Dear {subscriber_first_name}

Recently I’ve been studying how research minded companies go about finding new technologies. A common way these companies identify new technologies is through technology scouting, where researchers are encouraged to look outside of their own organisation for interesting new technologies which might be relevant to their company in future. You may even be aware of technology scouting taking place in your own organisation. Done well, technology scouting can connect a business to differentiating new technologies and capabilities, enabling massive opportunities for growth and increased profit. In my experience, however, many companies don’t get a good enough return from technology scouting, sometimes even discontinuing the activity altogether. Here are five tips to help you get more from your technology scouting work:

1. Spend time to understand the context of the research problem you are addressing. To help expose the higher level outcomes that your organisation seeks, ask “why?” you need to solve the problem stated. When you have identified these higher level outcomes ask “how?” to clarify alternative problem statements which could address the higher level need. Explore the benefits of taking other routes to achieve your top level objectives. Are there some easier, quicker ways to realise the benefits your company is seeking? Do you need to solve more than one problem to get the benefit for your company? Understanding the hierarchy of your problem situation is a very powerful first step towards selecting the “right problem” to work on.

2. Think about the scope of the solution you want to find. Inevitably, in a research activity, you may encounter a range of potential technologies, some of which will be revolutionary and some of which will be evolutionary. Technology researchers are often attracted to revolutionary solutions but most companies favour an evolutionary approach which enables them to continue to use most of their existing product and process technologies. If in doubt, start your research by scouting for evolutionary technology solutions where as little change as possible is needed. Pragmatically, if you can solve your problem without really changing the physics of your current product or process, it is likely that your solution will be quicker and cheaper to implement.

3. Define your research requirements in terms of the primary function you want to deliver. Avoid describing specific technological solutions when preparing your research brief because this will limit you to a very limited potential range of ways to achieve the function you want. Functional thinking is particularly important when you want to connect with technologies from parallel industries. Remember, as products and processes develop and evolve, solutions change but functions stay the same.

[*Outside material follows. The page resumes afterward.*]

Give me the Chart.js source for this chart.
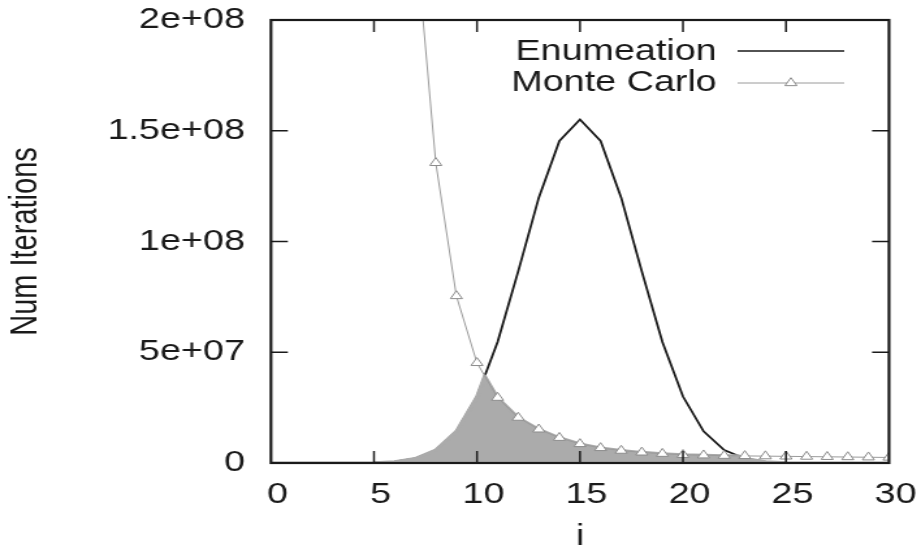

4. Use the concept of the Ideal Technical System to focus your research and evaluate your results. The concept of an Ideal Technical System describes a system where the required function is fully delivered without producing any harmful functions and without incurring any cost. Thinking in terms of solutions which take us towards an Ideal Technical System helps to unlock limitations we may place on the solutions we seek and keeps us on a path where the solutions we select are often better in all respects than the solutions we already have.

5. Don’t be put off when you find a new technology or solution which gives rise to fresh problems when you try to embed it into your current systems and technologies. It is almost inevitable that the introduction of a new technology will give rise to secondary problems which will also need to be solved. Use TRIZ (Russian Acronym for “Theory of Inventive Problem Solving”) to help you identify compromise free solutions to these problems. Often it is the solutions to your secondary problems which open up the potential for your true breakthroughs.